Pixar has rewritten the history of animation, but even by its standards WALL-E is unique. It’s certainly the most sophisticated narrative the animation studio has developed, while simultaneously being three-quarters free of dialogue. Indeed, beside robotic whirrs and beeps, the film is primarily visual pantomime, as rich as a great silent film.
One other real human (besides the cast of Hello, Dolly!) can be found in this world — the last president of the corporate-governmental world body Buy-n-Large, Shelby Forthwright (the hilarious Fred Willard), who’s seen in old footage before the Axiom’s departure. Aboard the Axiom, humankind has changed considerably in 700 years. Having every one of their needs met, a race of obese creatures has developed, moving about on hovering La-Z-Boys, as they cannot walk, and continually chatting on telescreens while sucking what passes for nourishment from Big Gulp containers.

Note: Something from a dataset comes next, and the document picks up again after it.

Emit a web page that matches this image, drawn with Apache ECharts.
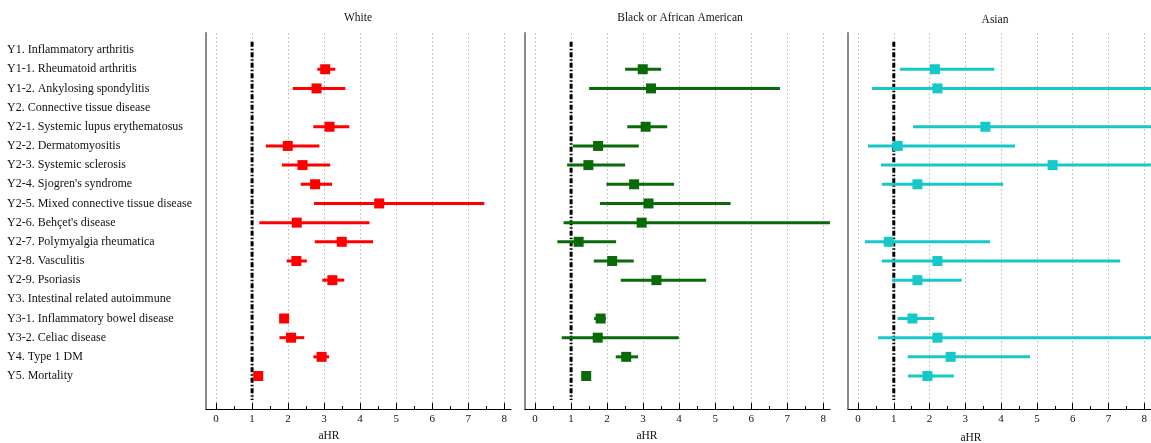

One critic has pointed out that Pixar’s parent company, Disney, spent a lot of money to send up its archetypal Disneyworld audience. There seems to be some truth in that. Yet it again points to the willingness of WALL-E’s creators to tackle serious subjects, from environmental degradation to the loss of one’s humanity in an over-commercialized world. What does it say about us that a little trash compactor has more feeling for life than humans?
WALL-E’s animation is equally impressive, often reaching points where it’s difficult to know whether a scene is really animated and not reality itself. Which seems fitting, as this is one of the most humane films I’ve seen in ages, even though very few real humans appear on the screen. The welcome absence of comic chat and patter will allow this film to truly appeal to a global audience, who will not need the references that the two (soon to be three) Toy Story outings or Cars require. And the film can appeal simultaneously to older kids and adults, though younger children might be lost occasionally.
Opening WALL-E is a clever Pixar short titled Presto, a violent little Vaudeville sketch that’s far more Bugs than Mickey, and welcome for that. A good companion to prove Pixar’s versatility.